The young man was indignant. "I have nothing against a neighborhood eruv," he told the askan who came to ask him why he had uprooted the poles that had been set up near his house. "But that was certainly not an eruv pole. Eruv poles are simple wood sticks. This was a five-inch galvanized steel pole! That is not how you make an eruv."

For years -- for generations -- he would have been right. The poles for Shabbos eruvin, even around neighborhoods and cities, were nothing more than sticks, which eventually weathered and bowed and swayed in the wind. This was something new, something better. The five-inch pole also allowed the askonim to install internal weights to ensure that the line itself would stay taut throughout the year, summer and winter. New techniques and special instruments had been developed to meet standards that far surpassed those that had been met in the past.

Was there anything wrong with the old standards? Nothing at all. They were established by gedolei Yisroel, whom anyone and everyone relies on. Without criticizing those old standards in any way, the conditions of today, including increased wealth and advanced technology, allow askonim to go far beyond what had been eminently satisfactory in the past.

We live in an age of progress, an age in which standards are constantly changing. The bar is pushed continually upwards.

Some people insist that their clothing be first class. It should not be ostentatious. They would not wear the label outside and it is not important to them if other people know that their clothing is top quality or not. But they insist that it must all be of the finest material, and the most expert workmanship, even though certainly a lesser material looks good enough. "Good enough" is not good enough for them. They want their clothing to be the best.
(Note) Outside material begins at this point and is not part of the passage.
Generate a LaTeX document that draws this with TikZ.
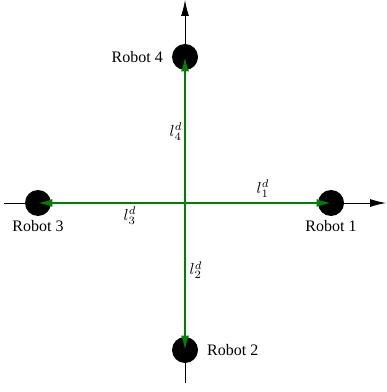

Others have a similar feeling about their homes, or their cars.

Many people today want their avodas Hashem to be only the best. The want to avoid compromise whenever possible on any matter that touches on avodas Hashem. When it comes to mitzvos, they do not want to stop with "good enough." They want only the best and the purest. They want to do everything lechatchila and they are not satisfied with what is ok bedi'eved.

This is not a requirement, and there is no reason to consider someone who does not seek these high standards to be wanting. But for themselves, they want the best.
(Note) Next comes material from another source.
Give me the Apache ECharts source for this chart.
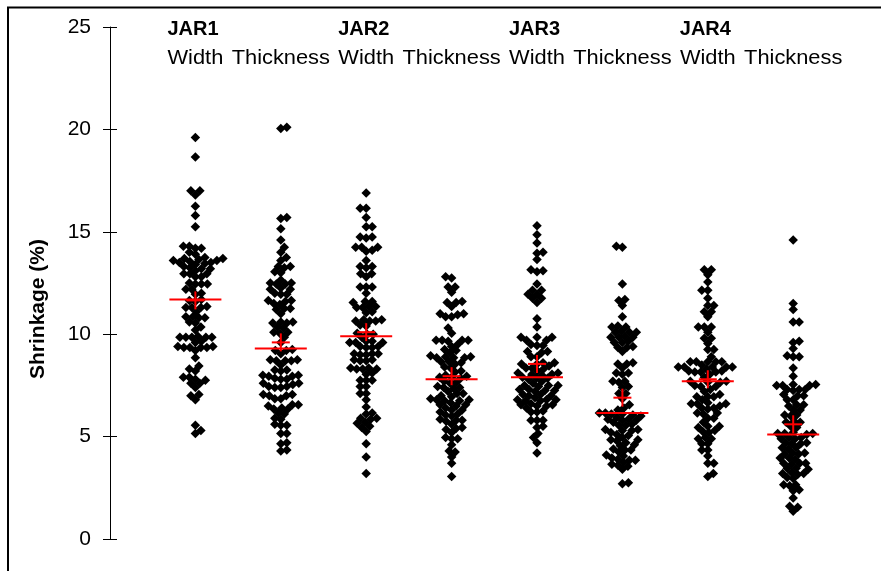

This extends through bein odom lechavero as well as bein odom laMokom. One avreich recently explained that he did not want to pursue a claim against someone who had damaged his property. "It is so easy to cross the line into gezel in this area, that I would rather stay away from the whole thing," he said.

Evidence of this approach is found in many areas of modern life: in kashrus standards, in attention to problems like shatnez, in Shabbos observance, in shmittah observance, in the details of many mitzvos like tzitzis and tefillin and wearing sheitels that are free of any taint.

This does not mean that there is no work left to do, or that in some areas (even some important areas) there may not be aspects that are not even up to minimal standards. The aspiration is important, but the bottom line is the practice and we have to see to that.

Sometimes enthusiasm may mask ignorance as some things are pursued for their appearance even though there is no substantive improvement in the fulfillment of rotzon Hashem. As Mesillas Yeshorim (Chapter 18) says, it is necessary to toil and work hard to know the derech Hashem with clarity and honesty, and then to weigh alternatives "with the scales of wisdom."

But it seems clear that there is an unprecedented desire among broad sections of yirei Hashem not to "say I have enough with doing what I was explicitly commanded. Rather . . . [they] strive to do what will bring nachas to Hashem."